Actuallly that's not Sieve's purpose at all and it isn't something Sieve is
currently good at. In fact we've only recently taken the first fairly
tentative
step down the MIME processing path with the MIME loops extension and possibly
the convert extension. We'll see how well that turns out, but I have to say
I'm
not optimistic that it will replace existing ad-hoc MIME processing facilities
like MIMEdefang.
AIUI these limitations only apply to multipart documents. outside
email, multipart documents are not so common and sieve works fine on
those.
the envelope tests are - in many ways - peculiar since the rest of the
specification really isn't mail specific. there are potentially some
very interesting applications in this area so it would be a shame - i
think - for the expert group to focus too strongly on SMTP at the
expense of other IMHO equally valid Sieve use cases.
I don't object to the use of Sieve in other contexts - in principle. But the
devil is in the details. A good example of this is the use of Sieve in an IMAP
server as defined in draft-ietf-lemonade-imap-sieve-05.txt. This doesn't seem
like too much of a stretch from existing usage, but when I reviewed this
document a while back I found all sorts of semantic mismatches, some of them
quite serious.
But here's the dilemma: This stuff is complicated and in some cases fairly
subtle. This in turn means that the reiteration of even a subset of the
underlying design principles that implementors need to know takes up a lot
of
space and will still fall short of the mark of giving the necessary
guidance.
But it may lead to the belief that reading this specification (or for that
matter this one and RFC 5228) is in fact sufficient to understand how to
use
Sieve. It quite simply isn't.
again, i beg to differ
sieve is very similar structurally to the guerrilla standards used in
enterprise mail system for more than 5 years now. for most mail
processing applications, only the container builders need to have a
good understanding of the protocols. application developers are
offered a safe environment and an OOP interface. i see no reason why
sieve should be any different.
Understanding of the protocols isn't necessary, but I'm very much afraid that
there's no avoiding an understanding of email semantics if you want things to
work properly. We may wish it were otherwise, but it just isn't.

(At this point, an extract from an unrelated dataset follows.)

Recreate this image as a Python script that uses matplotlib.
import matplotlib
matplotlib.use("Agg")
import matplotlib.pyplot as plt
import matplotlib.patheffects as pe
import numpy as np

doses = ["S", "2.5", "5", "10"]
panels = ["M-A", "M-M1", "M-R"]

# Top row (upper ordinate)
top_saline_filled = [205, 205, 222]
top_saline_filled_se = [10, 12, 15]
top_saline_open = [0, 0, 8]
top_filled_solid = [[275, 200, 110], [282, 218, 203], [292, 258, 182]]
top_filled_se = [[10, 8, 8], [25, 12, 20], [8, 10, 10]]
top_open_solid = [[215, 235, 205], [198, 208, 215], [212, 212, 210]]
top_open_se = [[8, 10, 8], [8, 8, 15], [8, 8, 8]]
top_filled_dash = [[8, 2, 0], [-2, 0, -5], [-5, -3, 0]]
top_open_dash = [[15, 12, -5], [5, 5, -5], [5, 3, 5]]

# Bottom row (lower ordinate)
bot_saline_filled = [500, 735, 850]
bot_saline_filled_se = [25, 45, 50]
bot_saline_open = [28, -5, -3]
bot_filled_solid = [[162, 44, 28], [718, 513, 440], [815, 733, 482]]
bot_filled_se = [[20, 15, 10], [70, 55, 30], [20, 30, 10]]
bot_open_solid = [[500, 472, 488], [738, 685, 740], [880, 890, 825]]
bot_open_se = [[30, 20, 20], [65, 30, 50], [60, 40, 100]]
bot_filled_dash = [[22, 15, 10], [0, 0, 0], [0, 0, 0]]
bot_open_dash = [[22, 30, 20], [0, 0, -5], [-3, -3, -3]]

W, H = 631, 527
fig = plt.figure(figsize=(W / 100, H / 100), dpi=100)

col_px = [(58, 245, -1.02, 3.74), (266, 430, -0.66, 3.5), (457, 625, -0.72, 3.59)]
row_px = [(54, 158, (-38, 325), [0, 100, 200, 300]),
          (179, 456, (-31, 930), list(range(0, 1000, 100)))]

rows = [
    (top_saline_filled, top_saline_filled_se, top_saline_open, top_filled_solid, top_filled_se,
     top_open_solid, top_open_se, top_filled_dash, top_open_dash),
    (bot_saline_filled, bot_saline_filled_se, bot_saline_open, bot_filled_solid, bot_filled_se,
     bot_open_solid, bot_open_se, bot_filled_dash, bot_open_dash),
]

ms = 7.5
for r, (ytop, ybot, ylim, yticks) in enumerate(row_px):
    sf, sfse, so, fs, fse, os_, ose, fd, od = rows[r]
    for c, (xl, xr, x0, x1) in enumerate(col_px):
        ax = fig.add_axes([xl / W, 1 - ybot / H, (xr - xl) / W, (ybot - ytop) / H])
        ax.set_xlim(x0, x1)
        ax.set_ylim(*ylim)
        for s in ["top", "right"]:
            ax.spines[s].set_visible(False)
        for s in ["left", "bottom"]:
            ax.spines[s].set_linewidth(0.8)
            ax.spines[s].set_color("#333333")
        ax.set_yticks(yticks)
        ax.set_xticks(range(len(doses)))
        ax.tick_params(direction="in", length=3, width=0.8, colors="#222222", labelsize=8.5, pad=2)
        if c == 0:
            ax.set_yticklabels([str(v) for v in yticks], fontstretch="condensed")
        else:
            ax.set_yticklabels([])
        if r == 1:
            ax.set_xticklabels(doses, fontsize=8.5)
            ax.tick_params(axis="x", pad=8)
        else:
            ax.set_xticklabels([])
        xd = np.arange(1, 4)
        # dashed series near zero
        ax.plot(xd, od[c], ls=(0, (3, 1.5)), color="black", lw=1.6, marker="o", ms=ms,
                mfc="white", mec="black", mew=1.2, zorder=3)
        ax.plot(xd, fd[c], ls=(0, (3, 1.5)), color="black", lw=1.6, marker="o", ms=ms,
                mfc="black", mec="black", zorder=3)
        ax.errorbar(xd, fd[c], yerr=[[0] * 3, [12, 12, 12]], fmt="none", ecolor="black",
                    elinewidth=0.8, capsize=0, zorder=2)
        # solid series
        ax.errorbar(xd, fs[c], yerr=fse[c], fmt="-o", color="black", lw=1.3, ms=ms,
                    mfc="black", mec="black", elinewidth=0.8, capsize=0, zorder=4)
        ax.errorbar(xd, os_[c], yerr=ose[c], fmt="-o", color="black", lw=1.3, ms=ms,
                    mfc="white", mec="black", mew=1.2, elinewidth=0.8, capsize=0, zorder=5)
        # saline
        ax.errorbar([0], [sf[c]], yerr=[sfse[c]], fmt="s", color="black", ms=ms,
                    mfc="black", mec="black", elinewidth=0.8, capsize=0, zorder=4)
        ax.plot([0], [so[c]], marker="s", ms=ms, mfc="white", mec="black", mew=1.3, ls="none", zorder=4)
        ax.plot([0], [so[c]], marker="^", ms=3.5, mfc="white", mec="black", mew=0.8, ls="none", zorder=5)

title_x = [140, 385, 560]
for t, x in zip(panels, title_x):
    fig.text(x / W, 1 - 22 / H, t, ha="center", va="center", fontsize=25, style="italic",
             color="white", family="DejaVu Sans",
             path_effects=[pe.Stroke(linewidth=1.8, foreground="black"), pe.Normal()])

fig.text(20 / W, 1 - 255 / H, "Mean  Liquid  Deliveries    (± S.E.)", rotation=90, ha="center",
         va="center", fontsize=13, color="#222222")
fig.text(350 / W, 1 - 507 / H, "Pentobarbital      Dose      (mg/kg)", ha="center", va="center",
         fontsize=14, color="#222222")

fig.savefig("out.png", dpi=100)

depends on what you mean by that
if you're talking about processing as part of SMTP processing (or any
other protocol) then i agree
but often when people think they are processing email, the use case
boils down to essentially processing a dead MIME document with
meta-data that has been previously delivered through some protocol or
other. they may do some other protocol stuff - such as forwarding some
result - but that's essentially acting as an email client. this is
usually within the capability of most general developers without a
good understanding of email semantics.
- robert